Silicon Valley Code Camp is one of my favorite local conferences. At Silicon Valley Code Camp 2018, I gave two talks and took part in one panel. The video for one of talks and the panel should be available soon. In the meantime here are the slides for the talks.
Successful applications have a habit of growing. What’s more, the rate of growth increases over time because the development team typically gets larger. Eventually, the application will become extremely large and the organization ends up in monolithic hell. All aspects of development, testing and deployment are slow and painful. It’s impossible for the developers to keep up with the demands of the business. And, to make matters worse the application uses a technology stack that is increasingly obsolete. The way to escape monolithic hell is to migrate to the microservice architecture.

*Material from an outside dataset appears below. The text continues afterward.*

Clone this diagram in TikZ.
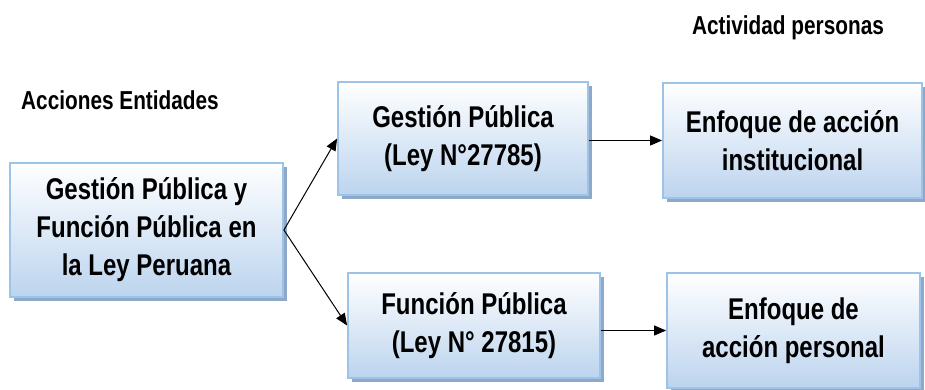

In this talk, you will learn about the essential characteristics of microservices. I describe the benefits and drawbacks of the microservice architecture and when it makes sense to use it. You will learn about the design problems you will encounter when using microservices. I describe how to solve this problems by applying the microservices pattern language. You will learn how the microservice architecture accelerates the delivery of large, complex applications.
The microservice architecture functionally decomposes an application into a set of services. Each service has its own private database that’s only accessible indirectly through the services API. Consequently, implementing queries and transactions that span multiple services is challenging.
In this presentation, you will learn how to solve these distributed data management challenges using asynchronous messaging. I describe how to implement transactions using sagas, which are sequences of local transactions, coordinated using messages. You will learn how to implement queries using Command Query Responsibility Segregation (CQRS), which uses events to maintain replicas. I describe the key role that messaging plays a microservice architecture.